Traditions would not be what they are without their history. That history is driven by our powerful memories.
Christmas has always meant handmade Stockwell Christmas cards (this year is year 19), non-traditional food for dinner (enchiladas, seafood, teriyaki pot roast to name a few), and a huge box of Grandpa’s oranges arriving just around this time when the air is nippy and damp. Ken, our life-long mail man, would excitedly knock on our door anytime a big brown package would come for us.
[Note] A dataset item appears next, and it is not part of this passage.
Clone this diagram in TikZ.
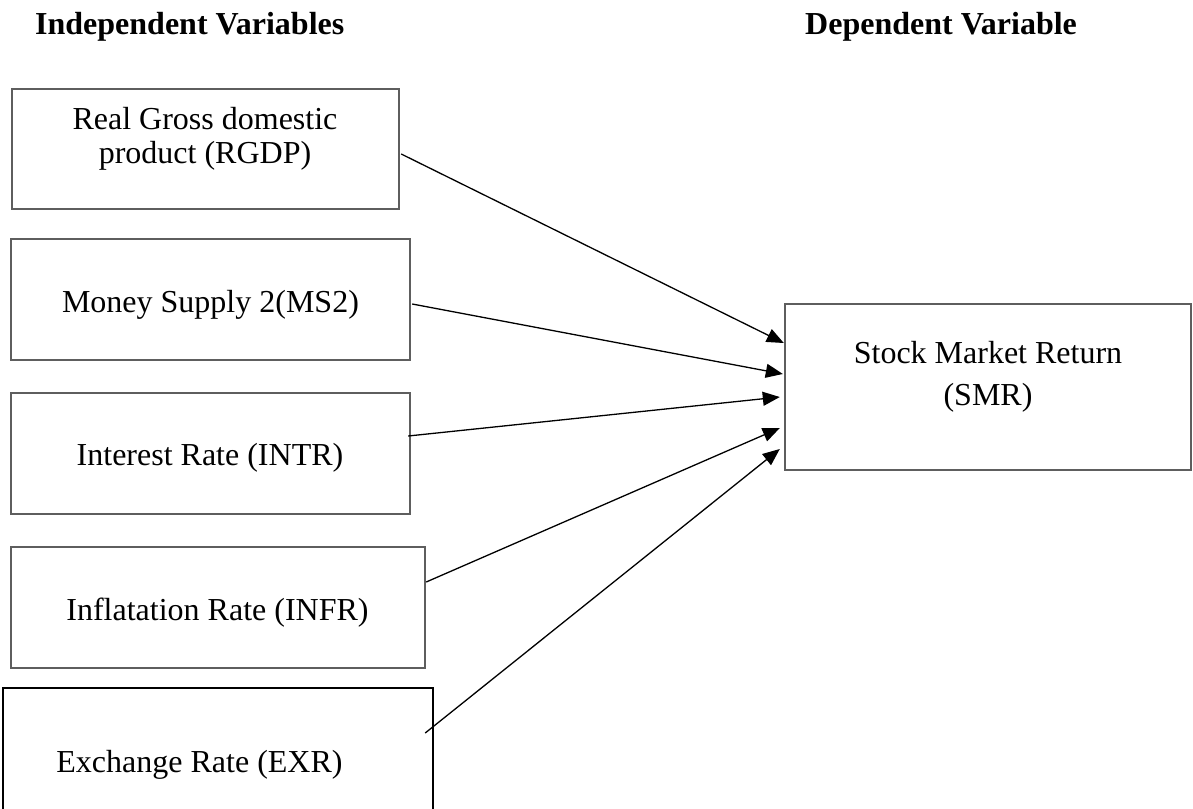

“Is it the oranges?” he would ask.
I guess technically they aren’t oranges. Tangerines? Clementines? Cuties? Small, tangy, and fragrant. When we had the chance to stay in Fresno for winter break I would climb up into the middle of the tree to pick the fruit his arthritic hands could not reach. We got our last box from Grandpa in 2009 when he was 90 years old. It was his last Christmas in the house that he shared for decades with his beloved Donnie, my Grandmother.
When he passed away the following Thanksgiving, the couple who bought his house invited us over to pick oranges from his tree. After all, it was Ralph who had planted that tree and nurtured it into a seemingly endless supply of sweet fruit that is unmatched by any crate found in the local store. It gave us a sense of normal during a season in which losing someone you love dearly stings so rawly.
Today it is damp and cold, and I have already gone through 2 crates of “cuties” from Safeway. It’s not the same. Today I also received a small perfectly square brown box in the mail. It’s not much, but it was enough to reduce me to tears as I opened it.
Rose and George were his next door neighbors for nearly four decades an along the way were absorbed into the family. They continued on Grandpa Ralph’s tradition for us. My mom received a large box full of these vibrant and juicy gems at their new house.
Thank you for making this Christmas feel more like my own. I miss you forever Grandpa.